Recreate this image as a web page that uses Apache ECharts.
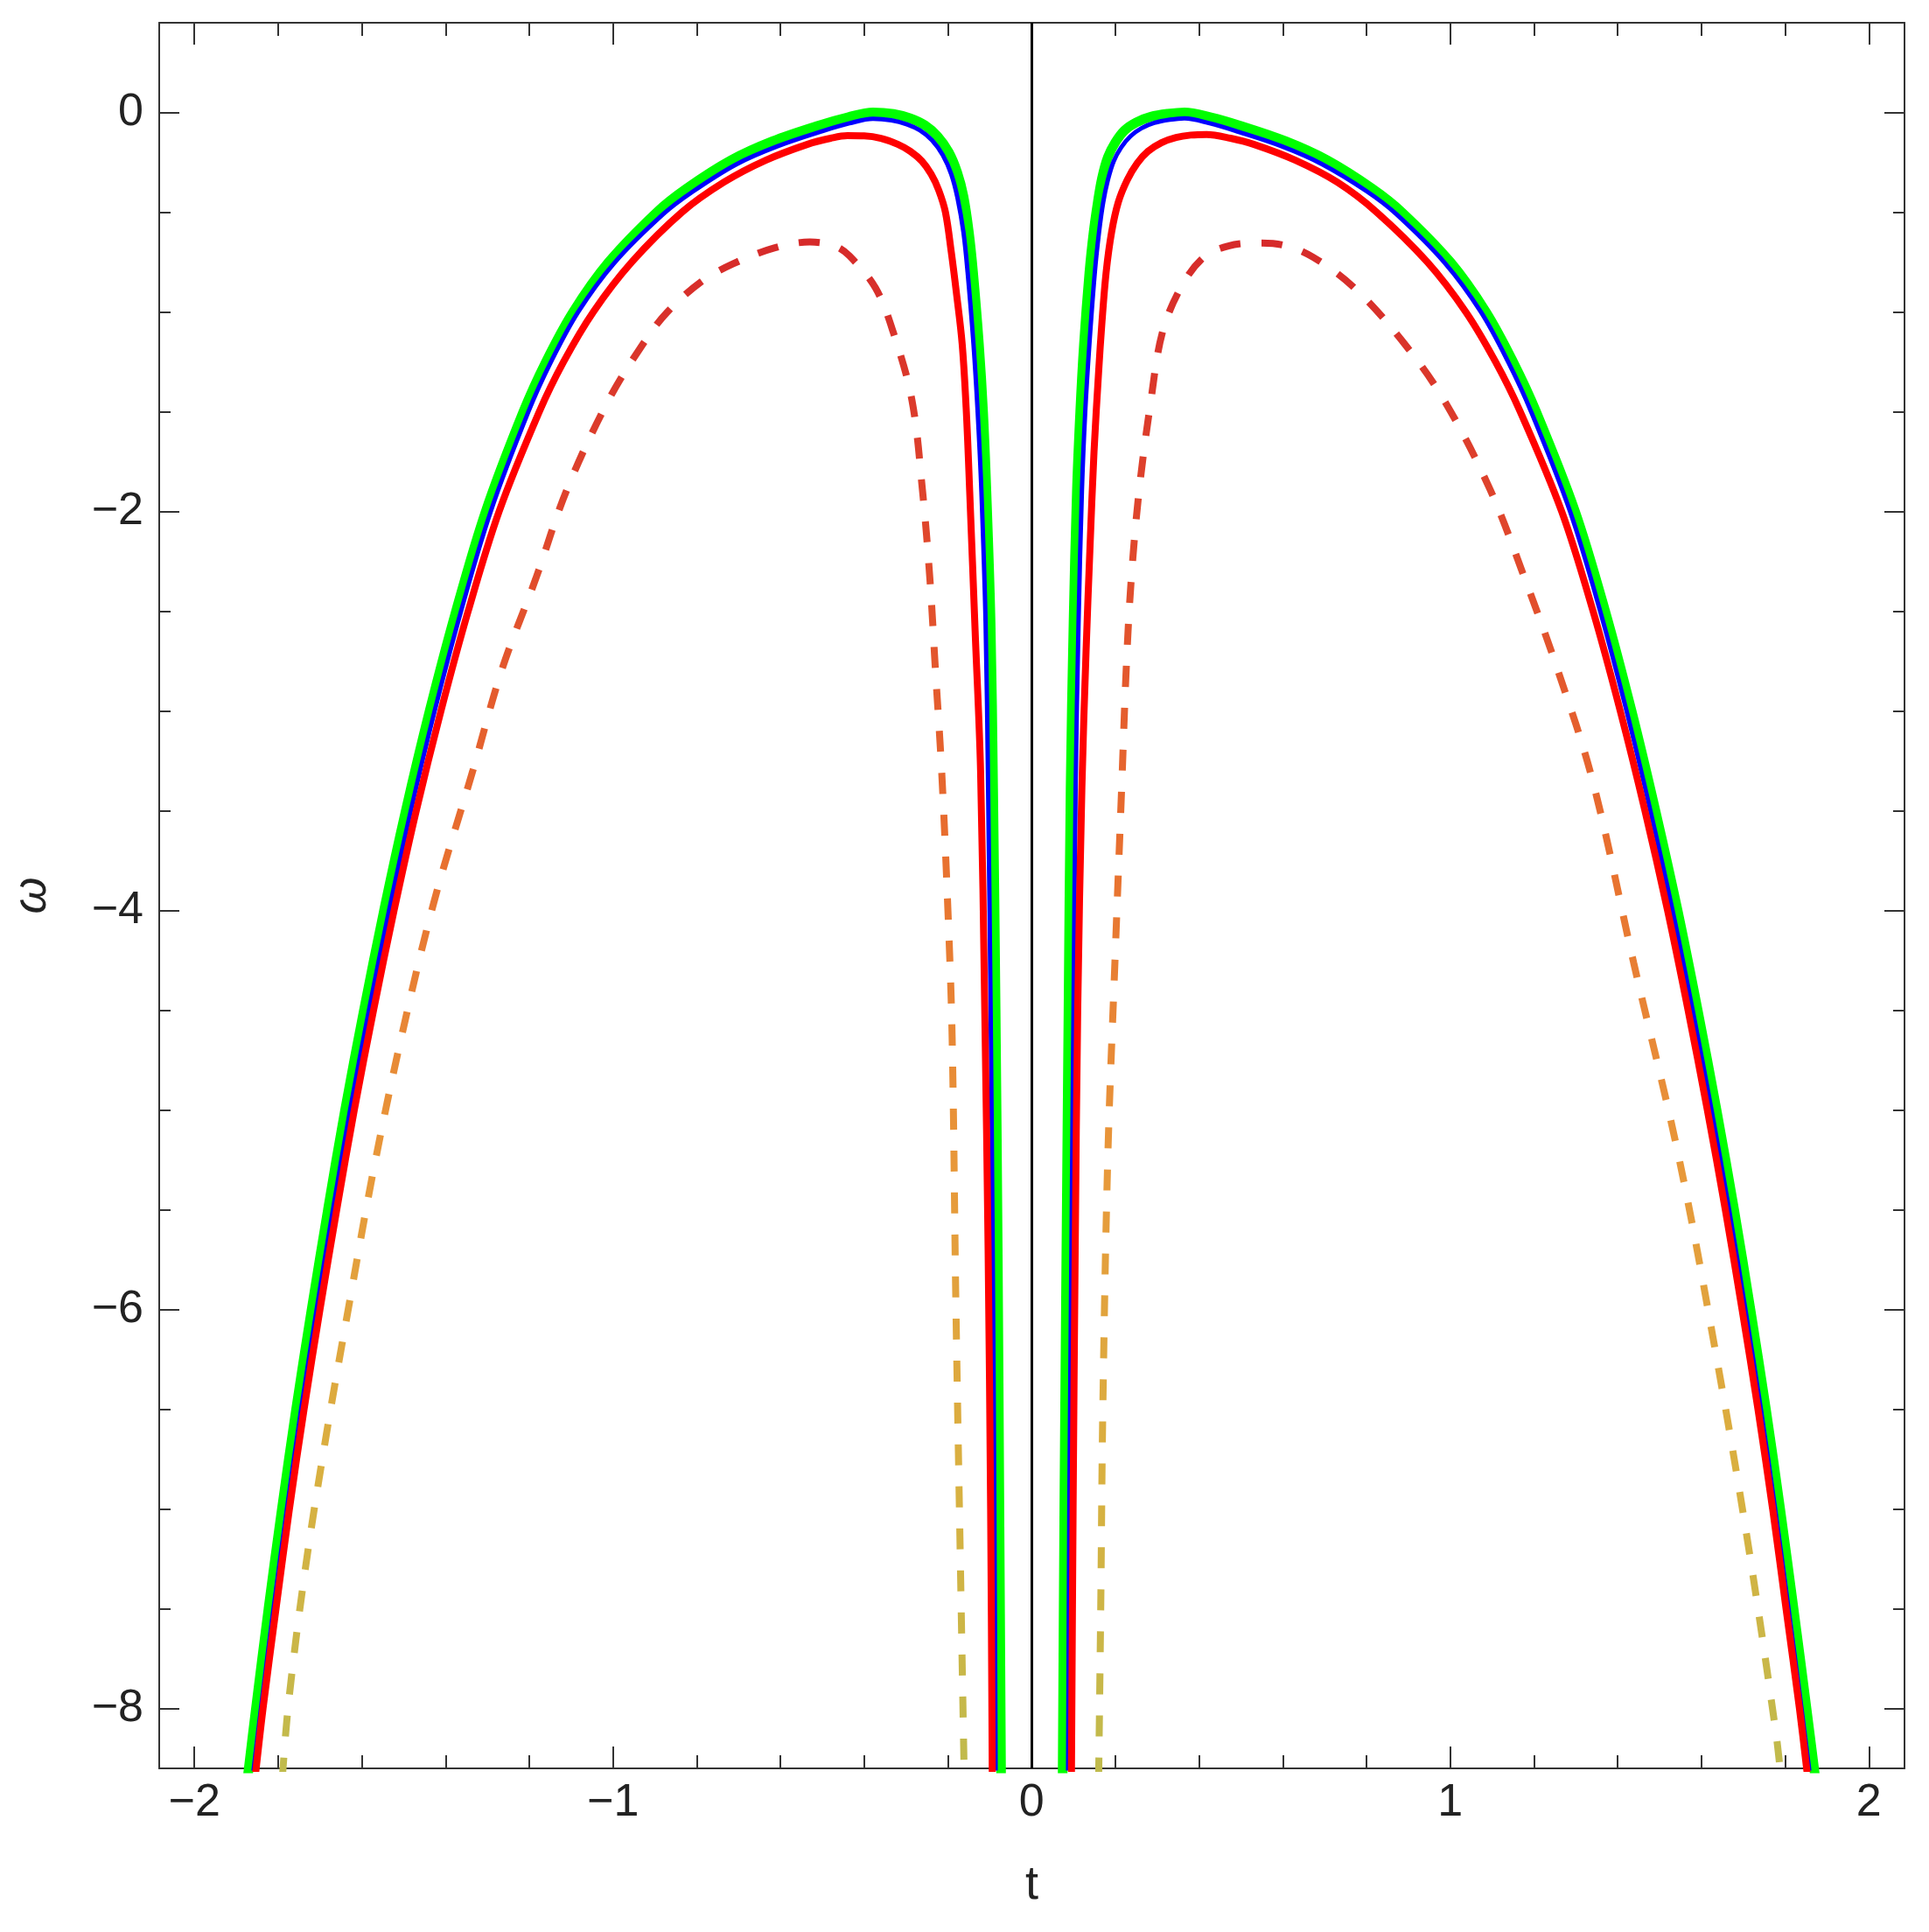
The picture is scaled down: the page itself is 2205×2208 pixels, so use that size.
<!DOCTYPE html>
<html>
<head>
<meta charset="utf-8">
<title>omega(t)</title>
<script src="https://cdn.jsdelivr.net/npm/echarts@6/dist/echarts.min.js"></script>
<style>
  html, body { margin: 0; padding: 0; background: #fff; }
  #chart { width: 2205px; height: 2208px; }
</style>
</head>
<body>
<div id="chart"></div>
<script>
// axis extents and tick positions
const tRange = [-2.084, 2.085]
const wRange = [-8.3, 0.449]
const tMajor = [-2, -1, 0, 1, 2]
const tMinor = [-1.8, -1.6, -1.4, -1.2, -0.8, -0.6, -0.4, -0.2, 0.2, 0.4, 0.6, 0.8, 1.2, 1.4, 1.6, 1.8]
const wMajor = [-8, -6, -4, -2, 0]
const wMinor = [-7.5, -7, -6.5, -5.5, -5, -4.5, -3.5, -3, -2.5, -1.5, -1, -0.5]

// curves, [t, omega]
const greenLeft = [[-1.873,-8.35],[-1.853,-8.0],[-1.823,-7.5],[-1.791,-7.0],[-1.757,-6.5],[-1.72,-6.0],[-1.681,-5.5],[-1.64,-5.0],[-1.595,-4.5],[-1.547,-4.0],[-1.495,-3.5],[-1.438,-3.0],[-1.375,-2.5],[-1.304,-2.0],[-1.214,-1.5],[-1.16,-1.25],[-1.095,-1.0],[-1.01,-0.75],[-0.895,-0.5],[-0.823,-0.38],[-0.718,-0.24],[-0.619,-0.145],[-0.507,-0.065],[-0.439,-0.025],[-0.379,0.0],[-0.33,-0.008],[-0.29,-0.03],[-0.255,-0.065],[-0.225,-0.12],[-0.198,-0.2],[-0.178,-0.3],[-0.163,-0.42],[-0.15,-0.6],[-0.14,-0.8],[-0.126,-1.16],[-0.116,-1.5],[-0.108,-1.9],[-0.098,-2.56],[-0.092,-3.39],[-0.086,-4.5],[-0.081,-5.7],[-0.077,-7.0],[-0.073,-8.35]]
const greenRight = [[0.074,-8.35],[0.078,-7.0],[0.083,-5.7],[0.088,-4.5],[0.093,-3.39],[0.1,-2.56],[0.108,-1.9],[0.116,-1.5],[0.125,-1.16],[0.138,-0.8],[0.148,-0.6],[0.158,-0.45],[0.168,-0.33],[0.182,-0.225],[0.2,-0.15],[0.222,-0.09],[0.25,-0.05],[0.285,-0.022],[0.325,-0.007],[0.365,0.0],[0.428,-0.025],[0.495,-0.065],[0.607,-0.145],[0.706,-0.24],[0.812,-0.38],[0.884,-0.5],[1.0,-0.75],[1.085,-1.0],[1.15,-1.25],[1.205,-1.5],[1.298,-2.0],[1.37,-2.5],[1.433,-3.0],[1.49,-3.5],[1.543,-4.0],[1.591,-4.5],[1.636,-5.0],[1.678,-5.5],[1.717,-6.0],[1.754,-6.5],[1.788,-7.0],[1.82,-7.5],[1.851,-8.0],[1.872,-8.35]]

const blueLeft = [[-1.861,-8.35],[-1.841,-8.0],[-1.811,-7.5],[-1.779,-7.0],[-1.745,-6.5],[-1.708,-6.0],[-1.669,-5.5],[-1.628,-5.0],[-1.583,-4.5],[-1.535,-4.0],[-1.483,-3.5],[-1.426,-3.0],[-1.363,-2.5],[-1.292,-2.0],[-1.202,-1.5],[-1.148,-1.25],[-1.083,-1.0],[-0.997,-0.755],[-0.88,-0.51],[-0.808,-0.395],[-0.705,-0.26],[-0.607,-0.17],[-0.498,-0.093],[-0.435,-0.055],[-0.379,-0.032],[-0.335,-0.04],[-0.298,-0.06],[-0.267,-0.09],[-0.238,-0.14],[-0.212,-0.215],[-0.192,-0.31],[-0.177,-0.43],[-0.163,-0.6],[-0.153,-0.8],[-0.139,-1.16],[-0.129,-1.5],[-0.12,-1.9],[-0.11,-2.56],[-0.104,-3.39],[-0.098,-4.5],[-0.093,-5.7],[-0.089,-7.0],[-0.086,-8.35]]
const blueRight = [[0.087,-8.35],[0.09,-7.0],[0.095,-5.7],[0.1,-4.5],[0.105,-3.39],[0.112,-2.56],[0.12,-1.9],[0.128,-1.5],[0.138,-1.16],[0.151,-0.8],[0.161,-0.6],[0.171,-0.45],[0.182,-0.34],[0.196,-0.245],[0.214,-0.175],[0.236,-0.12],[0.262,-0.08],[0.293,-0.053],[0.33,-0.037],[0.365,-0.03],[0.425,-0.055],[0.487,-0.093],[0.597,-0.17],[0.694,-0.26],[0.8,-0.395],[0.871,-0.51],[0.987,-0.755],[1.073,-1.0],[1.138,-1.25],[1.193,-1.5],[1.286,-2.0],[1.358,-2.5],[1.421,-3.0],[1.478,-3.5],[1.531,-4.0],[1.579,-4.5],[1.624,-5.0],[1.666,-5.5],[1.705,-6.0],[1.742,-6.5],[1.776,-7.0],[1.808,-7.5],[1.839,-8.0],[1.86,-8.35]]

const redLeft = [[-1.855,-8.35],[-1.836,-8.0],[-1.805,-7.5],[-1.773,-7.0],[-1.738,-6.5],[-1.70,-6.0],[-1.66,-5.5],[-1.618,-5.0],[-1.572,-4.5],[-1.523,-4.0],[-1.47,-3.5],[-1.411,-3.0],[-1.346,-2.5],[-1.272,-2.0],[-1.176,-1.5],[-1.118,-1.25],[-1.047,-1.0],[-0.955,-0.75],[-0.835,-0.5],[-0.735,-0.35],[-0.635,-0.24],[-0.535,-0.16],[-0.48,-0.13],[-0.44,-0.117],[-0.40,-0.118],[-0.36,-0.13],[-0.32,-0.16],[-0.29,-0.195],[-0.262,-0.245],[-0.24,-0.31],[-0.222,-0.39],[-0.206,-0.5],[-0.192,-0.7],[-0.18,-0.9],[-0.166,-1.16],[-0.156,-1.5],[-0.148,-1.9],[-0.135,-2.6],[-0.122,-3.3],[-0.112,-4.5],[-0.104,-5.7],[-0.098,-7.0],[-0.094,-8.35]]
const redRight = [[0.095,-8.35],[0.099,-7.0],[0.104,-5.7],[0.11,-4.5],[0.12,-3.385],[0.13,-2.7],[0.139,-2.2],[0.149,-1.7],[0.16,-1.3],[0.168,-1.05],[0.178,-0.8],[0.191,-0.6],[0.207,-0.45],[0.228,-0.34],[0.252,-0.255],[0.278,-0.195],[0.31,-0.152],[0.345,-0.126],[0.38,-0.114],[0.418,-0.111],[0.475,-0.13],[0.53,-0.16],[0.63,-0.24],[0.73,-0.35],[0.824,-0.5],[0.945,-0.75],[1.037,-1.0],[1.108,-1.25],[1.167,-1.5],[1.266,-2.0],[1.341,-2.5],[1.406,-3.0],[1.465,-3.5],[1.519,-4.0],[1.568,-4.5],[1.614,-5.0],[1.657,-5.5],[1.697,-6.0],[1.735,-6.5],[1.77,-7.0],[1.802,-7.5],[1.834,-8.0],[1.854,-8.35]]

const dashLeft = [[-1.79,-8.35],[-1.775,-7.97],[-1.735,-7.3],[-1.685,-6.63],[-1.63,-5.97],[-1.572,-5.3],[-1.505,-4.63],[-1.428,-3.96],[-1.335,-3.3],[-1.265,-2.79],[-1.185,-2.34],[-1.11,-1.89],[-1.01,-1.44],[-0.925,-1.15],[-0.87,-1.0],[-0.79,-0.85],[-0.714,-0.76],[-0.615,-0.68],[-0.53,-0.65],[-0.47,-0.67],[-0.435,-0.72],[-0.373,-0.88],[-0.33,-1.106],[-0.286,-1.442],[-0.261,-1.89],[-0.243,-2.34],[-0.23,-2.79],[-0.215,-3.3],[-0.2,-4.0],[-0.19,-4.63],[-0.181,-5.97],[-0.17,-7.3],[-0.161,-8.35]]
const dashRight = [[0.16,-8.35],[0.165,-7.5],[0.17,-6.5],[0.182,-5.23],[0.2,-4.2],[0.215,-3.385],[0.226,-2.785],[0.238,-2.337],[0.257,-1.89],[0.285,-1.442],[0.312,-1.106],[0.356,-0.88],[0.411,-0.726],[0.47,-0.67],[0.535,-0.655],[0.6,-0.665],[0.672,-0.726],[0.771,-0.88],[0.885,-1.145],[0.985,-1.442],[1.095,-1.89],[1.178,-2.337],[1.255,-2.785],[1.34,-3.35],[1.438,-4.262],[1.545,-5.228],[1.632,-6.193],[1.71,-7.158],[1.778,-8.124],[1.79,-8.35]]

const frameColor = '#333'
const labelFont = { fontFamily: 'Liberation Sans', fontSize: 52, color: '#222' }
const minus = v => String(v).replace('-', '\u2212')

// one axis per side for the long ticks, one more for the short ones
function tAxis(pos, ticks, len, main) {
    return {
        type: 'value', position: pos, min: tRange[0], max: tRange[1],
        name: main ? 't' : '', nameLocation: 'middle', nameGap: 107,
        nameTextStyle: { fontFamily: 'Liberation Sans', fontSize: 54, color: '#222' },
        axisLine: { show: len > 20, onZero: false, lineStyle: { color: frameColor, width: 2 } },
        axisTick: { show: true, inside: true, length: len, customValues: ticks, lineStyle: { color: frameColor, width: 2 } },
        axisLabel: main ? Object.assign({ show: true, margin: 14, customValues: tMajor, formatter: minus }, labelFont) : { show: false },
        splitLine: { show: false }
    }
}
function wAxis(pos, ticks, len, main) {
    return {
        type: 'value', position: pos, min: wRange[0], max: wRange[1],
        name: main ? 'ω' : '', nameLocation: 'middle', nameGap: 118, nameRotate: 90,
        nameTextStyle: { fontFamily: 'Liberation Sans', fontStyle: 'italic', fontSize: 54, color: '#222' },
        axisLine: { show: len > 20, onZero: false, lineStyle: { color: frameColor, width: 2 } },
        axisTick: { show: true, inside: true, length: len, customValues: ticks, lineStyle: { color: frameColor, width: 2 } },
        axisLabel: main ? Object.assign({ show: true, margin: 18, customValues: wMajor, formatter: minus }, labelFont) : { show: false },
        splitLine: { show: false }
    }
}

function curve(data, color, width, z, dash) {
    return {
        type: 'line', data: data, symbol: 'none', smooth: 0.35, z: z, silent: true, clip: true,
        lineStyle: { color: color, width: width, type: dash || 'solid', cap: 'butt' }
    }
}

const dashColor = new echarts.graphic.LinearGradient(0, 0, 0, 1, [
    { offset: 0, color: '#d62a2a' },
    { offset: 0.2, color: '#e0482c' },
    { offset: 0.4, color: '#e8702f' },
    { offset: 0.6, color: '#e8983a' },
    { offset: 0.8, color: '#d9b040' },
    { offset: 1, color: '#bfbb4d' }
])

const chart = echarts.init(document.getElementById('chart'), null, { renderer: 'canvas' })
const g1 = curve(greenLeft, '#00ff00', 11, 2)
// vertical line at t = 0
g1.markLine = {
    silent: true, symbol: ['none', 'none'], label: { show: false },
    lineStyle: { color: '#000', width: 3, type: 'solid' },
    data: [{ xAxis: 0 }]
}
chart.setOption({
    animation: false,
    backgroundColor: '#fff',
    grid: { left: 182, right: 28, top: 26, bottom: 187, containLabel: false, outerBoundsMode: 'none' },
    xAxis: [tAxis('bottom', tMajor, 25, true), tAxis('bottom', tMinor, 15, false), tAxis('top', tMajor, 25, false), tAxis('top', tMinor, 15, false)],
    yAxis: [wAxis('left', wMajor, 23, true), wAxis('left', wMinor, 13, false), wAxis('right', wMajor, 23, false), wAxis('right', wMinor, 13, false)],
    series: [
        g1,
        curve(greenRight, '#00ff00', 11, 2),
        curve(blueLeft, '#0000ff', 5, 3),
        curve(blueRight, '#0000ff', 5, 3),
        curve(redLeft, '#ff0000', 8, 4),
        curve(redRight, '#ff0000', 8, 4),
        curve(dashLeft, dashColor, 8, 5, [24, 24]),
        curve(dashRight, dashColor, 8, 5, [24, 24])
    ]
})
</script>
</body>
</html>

○ ○ ○ ○

§ **WORK TO BE COMPLETED**: Write out, from the lines above, only those from the line with "The picture is" to the line with "-1.5, -1, -0.5]", exactly as given, including the first and the last.

§ **REPLY**:
The picture is scaled down: the page itself is 2205×2208 pixels, so use that size.
<!DOCTYPE html>
<html>
<head>
<meta charset="utf-8">
<title>omega(t)</title>
<script src="https://cdn.jsdelivr.net/npm/echarts@6/dist/echarts.min.js"></script>
<style>
  html, body { margin: 0; padding: 0; background: #fff; }
  #chart { width: 2205px; height: 2208px; }
</style>
</head>
<body>
<div id="chart"></div>
<script>
// axis extents and tick positions
const tRange = [-2.084, 2.085]
const wRange = [-8.3, 0.449]
const tMajor = [-2, -1, 0, 1, 2]
const tMinor = [-1.8, -1.6, -1.4, -1.2, -0.8, -0.6, -0.4, -0.2, 0.2, 0.4, 0.6, 0.8, 1.2, 1.4, 1.6, 1.8]
const wMajor = [-8, -6, -4, -2, 0]
const wMinor = [-7.5, -7, -6.5, -5.5, -5, -4.5, -3.5, -3, -2.5, -1.5, -1, -0.5]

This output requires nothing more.